Given request =>
Return all lines in the material below that contain "matplotlib".

***** Data excerpts *****

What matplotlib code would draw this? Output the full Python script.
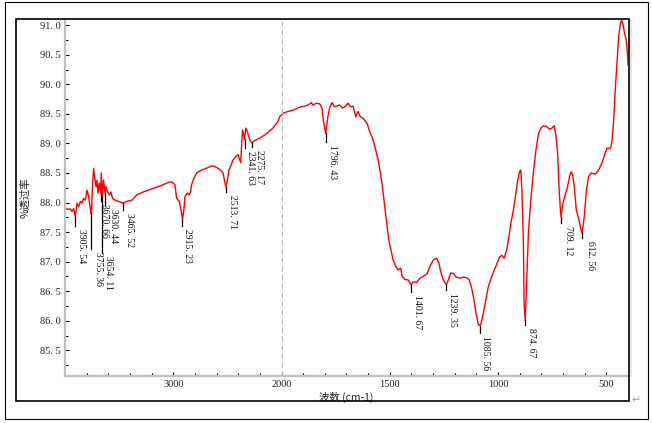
import numpy as np
import matplotlib
matplotlib.use('Agg')
import matplotlib.pyplot as plt
from matplotlib.patches import Rectangle
from matplotlib.ticker import FuncFormatter

# spectrum (wavenumber cm-1, %T)
wavenumber = [
    3998, 3950, 3935, 3920, 3905, 3889, 3874, 3858, 3843, 3828, 3812, 3797,
    3782, 3766, 3756, 3745, 3736, 3727, 3714, 3705, 3696, 3684, 3671, 3665,
    3654, 3644, 3630, 3622, 3607, 3589, 3576, 3561, 3536, 3506, 3465, 3429,
    3383, 3337, 3276, 3214, 3122, 3046, 3015, 2984, 2969, 2945, 2923, 2915,
    2902, 2892, 2871, 2853, 2840, 2831, 2810, 2785, 2739, 2693, 2647, 2616,
    2570, 2540, 2524, 2514, 2503, 2485, 2448, 2417, 2402, 2386, 2377, 2368,
    2360, 2342, 2330, 2316, 2294, 2275, 2248, 2202, 2141, 2080, 2034, 2018,
    1994, 1971, 1948, 1925, 1909, 1894, 1878, 1862, 1855, 1839, 1824, 1813,
    1809, 1802, 1796, 1792, 1786, 1778, 1767, 1755, 1731, 1719, 1708, 1693,
    1682, 1670, 1657, 1647, 1636, 1624, 1605, 1593, 1577, 1565, 1554, 1546,
    1538, 1528, 1520, 1512, 1505, 1495, 1485, 1472, 1462, 1450, 1443, 1431,
    1415, 1402, 1392, 1376, 1361, 1346, 1327, 1315, 1299, 1284, 1273, 1265,
    1253, 1239, 1230, 1219, 1207, 1194, 1176, 1161, 1145, 1133, 1122, 1111,
    1102, 1091, 1085, 1079, 1068, 1057, 1045, 1029, 1014, 994, 983, 972,
    960, 952, 941, 929, 918, 909, 901, 895, 890, 883, 880, 875,
    867, 860, 849, 836, 825, 813, 802, 790, 774, 762, 751, 741,
    733, 725, 718, 710, 700, 690, 679, 670, 663, 656, 648, 639,
    628, 617, 612, 602, 592, 582, 571, 551, 536, 520, 508, 497,
    481, 474, 466, 458, 450, 443, 435, 430, 422, 416, 408, 403, 400,
]
transmittance = [
    87.89, 87.89, 87.85, 87.90, 87.76, 87.99, 87.93, 88.02, 87.99, 88.07, 88.04, 88.21,
    88.10, 87.90, 87.80, 88.33, 88.58, 88.44, 88.27, 88.38, 88.16, 88.33, 88.16, 88.50,
    88.10, 88.38, 88.16, 88.27, 88.18, 88.13, 88.18, 88.07, 88.04, 88.02, 87.99, 88.02,
    88.04, 88.13, 88.18, 88.22, 88.28, 88.34, 88.35, 88.30, 88.07, 88.02, 87.82, 87.71,
    87.88, 88.10, 88.16, 88.13, 88.18, 88.30, 88.41, 88.50, 88.55, 88.58, 88.62, 88.61,
    88.56, 88.50, 88.35, 88.27, 88.35, 88.55, 88.72, 88.79, 88.81, 88.72, 88.68, 89.00,
    89.23, 89.07, 89.26, 89.20, 89.06, 89.01, 89.05, 89.09, 89.16, 89.26, 89.37, 89.45,
    89.51, 89.54, 89.56, 89.60, 89.62, 89.63, 89.65, 89.69, 89.65, 89.68, 89.67, 89.60,
    89.45, 89.28, 89.17, 89.28, 89.45, 89.60, 89.69, 89.62, 89.65, 89.60, 89.62, 89.68,
    89.62, 89.63, 89.45, 89.54, 89.45, 89.43, 89.34, 89.20, 89.06, 88.89, 88.72, 88.55,
    88.38, 88.08, 87.82, 87.59, 87.37, 87.20, 87.03, 86.92, 86.86, 86.89, 86.75, 86.70,
    86.69, 86.61, 86.66, 86.65, 86.72, 86.75, 86.80, 86.92, 87.03, 87.06, 86.97, 86.83,
    86.69, 86.61, 86.69, 86.81, 86.80, 86.74, 86.72, 86.74, 86.73, 86.69, 86.55, 86.35,
    86.13, 85.93, 85.92, 85.95, 86.13, 86.35, 86.58, 86.75, 86.89, 87.07, 87.11, 87.06,
    87.20, 87.37, 87.65, 87.88, 88.16, 88.38, 88.52, 88.55, 88.21, 87.31, 86.30, 86.01,
    86.75, 87.48, 88.04, 88.55, 88.89, 89.17, 89.26, 89.30, 89.28, 89.24, 89.26, 89.30,
    89.14, 88.83, 88.21, 87.76, 87.99, 88.13, 88.27, 88.44, 88.52, 88.48, 88.27, 87.88,
    87.73, 87.54, 87.48, 87.76, 88.21, 88.44, 88.50, 88.48, 88.55, 88.67, 88.81, 88.92,
    88.92, 89.03, 89.40, 89.96, 90.41, 90.81, 91.03, 91.09, 91.00, 90.86, 90.75, 90.55, 90.33,
]

# peak labels
peak_wn = [3905.54, 3755.36, 3670.66, 3654.11, 3630.44, 3465.52, 2915.23, 2513.71,
           2341.63, 2275.17, 1796.43, 1401.67, 1239.35, 1085.56, 874.67, 709.12, 612.56]
peak_top = [87.76, 87.82, 88.16, 88.10, 88.16, 87.99, 87.71, 88.27,
            89.07, 89.01, 89.17, 86.61, 86.61, 85.92, 86.01, 87.76, 87.48]
# layout for the label stems (end of stem in %T) and text x offsets (px)
stem_end = [87.60, 87.22, 88.03, 87.15, 87.94, 87.88, 87.60, 88.18,
            88.92, 88.94, 89.03, 86.49, 86.52, 85.79, 85.93, 87.66, 87.40]
text_dx = [2, 3, -1, 2, 4, 2, 1, 2, 1, 3, 2, 2, 2, 1, 2, 3, 4]

x_major = [3000, 2000, 1500, 1000, 500]
x_minor = [3800, 3600, 3400, 3200, 2800, 2600, 2400, 2200,
           1900, 1800, 1700, 1600, 1400, 1300, 1200, 1100,
           900, 800, 700, 600]
y_major = np.arange(85.5, 91.01, 0.5)
y_minor = np.arange(85.25, 91.1, 0.5)


def fwd(x):
    x = np.asarray(x, dtype=float)
    return np.where(x > 2000, 2000 + (x - 2000) / 2, x)


def inv(u):
    u = np.asarray(u, dtype=float)
    return np.where(u > 2000, 2000 + (u - 2000) * 2, u)


W, H = 652, 423
fig = plt.figure(figsize=(W / 100, H / 100), dpi=100)
ax = fig.add_axes([65 / W, 1 - 376 / H, 563 / W, (376 - 19.3) / H])

ax.set_xscale('function', functions=(fwd, inv))
ax.set_xlim(4000, 400)
ax.set_ylim(85.066, 91.10)

ax.plot(wavenumber, transmittance, color='#ff0000', lw=1.0)
ax.axvline(2000, color='#b4b4b4', lw=0.9, ls=(0, (4, 3)))

num_font = dict(family='Liberation Serif', size=7)
for wn, top, end, dx in zip(peak_wn, peak_top, stem_end, text_dx):
    ax.plot([wn, wn], [top, end], color='black', lw=0.9)
    ax.annotate(f"{wn:.2f}".replace('.', '. '), xy=(wn, end),
                xytext=(dx, -3), textcoords='offset pixels',
                rotation=270, ha='left', va='top', color='#111111', **num_font)

ax.set_xticks(x_major)
ax.set_xticks(x_minor, minor=True)
ax.set_yticks(y_major)
ax.set_yticks(y_minor, minor=True)
ax.xaxis.set_major_formatter(FuncFormatter(lambda v, p: f"{v:.0f}"))
ax.yaxis.set_major_formatter(FuncFormatter(lambda v, p: f"{v:.1f}".replace('.', '. ')))
ax.tick_params(which='both', direction='in', color='black', width=0.8,
               labelsize=7.5, labelcolor='#222222')
ax.tick_params(which='major', length=3)
ax.tick_params(which='minor', length=2)
ax.tick_params(axis='y', pad=3)
ax.tick_params(axis='x', pad=3)
for lab in ax.get_xticklabels() + ax.get_yticklabels():
    lab.set_family('Liberation Serif')

for side in ['top', 'right']:
    ax.spines[side].set_visible(False)
for side in ['left', 'bottom']:
    ax.spines[side].set_color('#c0c0c0')
    ax.spines[side].set_linewidth(1.6)

cjk = ['Noto Sans CJK SC', 'DejaVu Sans']
ax.set_xlabel('波数 (cm-1)', family=cjk, fontsize=7.5, color='#222222', labelpad=2)
ax.set_ylabel('%透过率', family=cjk, fontsize=7.5, color='#222222', labelpad=7)

# page frames around the chart
fig.add_artist(Rectangle((16 / W, 1 - 401 / H), 613 / W, 382 / H,
                         transform=fig.transFigure, fill=False, ec='black', lw=1.2))
fig.add_artist(Rectangle((5 / W, 1 - 419 / H), 643 / W, 416.5 / H,
                         transform=fig.transFigure, fill=False, ec='black', lw=0.8))
fig.add_artist(plt.Line2D([631 / W, 631 / W], [1 - 376 / H, 1 - 20 / H],
                          transform=fig.transFigure, color='#e0e0e0', lw=1.2))
fig.text(636 / W, 1 - 400 / H, '\u21b5', fontsize=8, color='#a0a0a0',
         ha='center', va='center')

fig.savefig('out.png', dpi=100)
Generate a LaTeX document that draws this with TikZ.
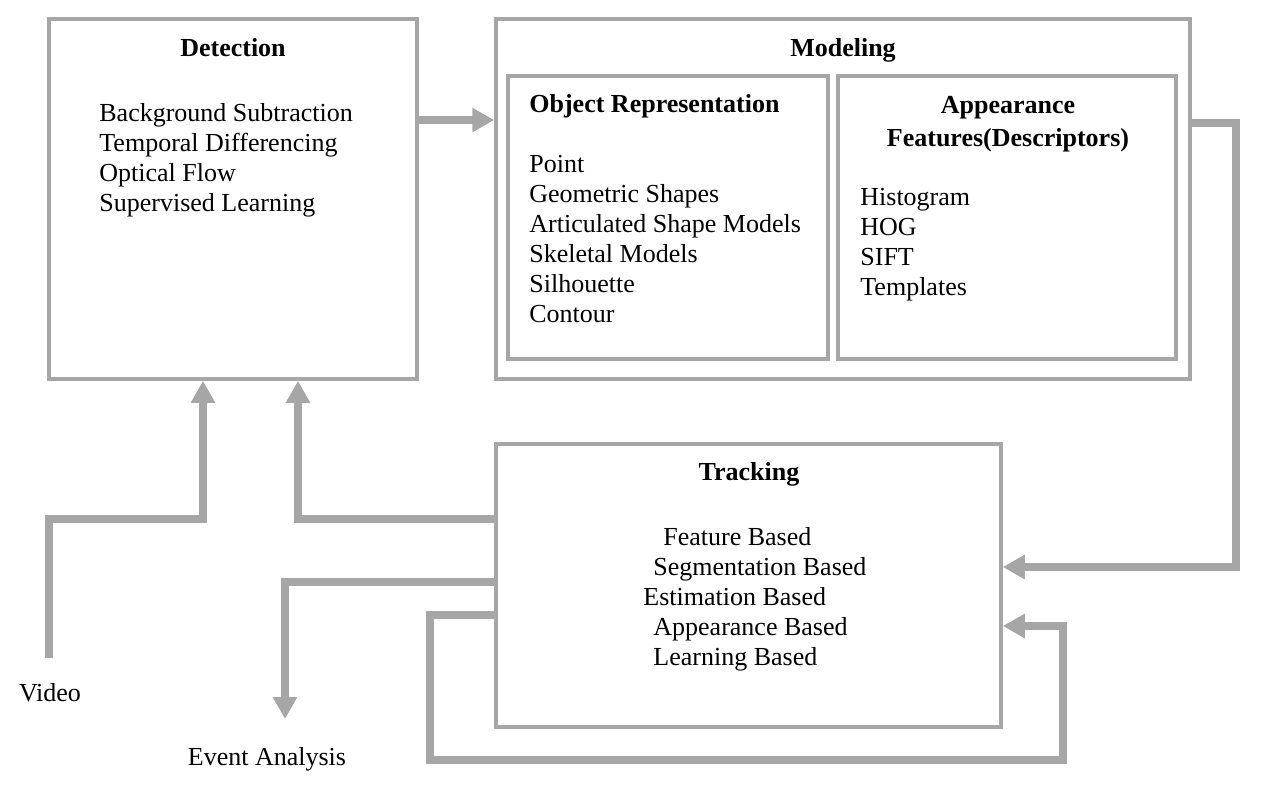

*****

Final result =>
What matplotlib code would draw this? Output the full Python script.
import matplotlib
matplotlib.use('Agg')
import matplotlib.pyplot as plt
from matplotlib.patches import Rectangle
from matplotlib.ticker import FuncFormatter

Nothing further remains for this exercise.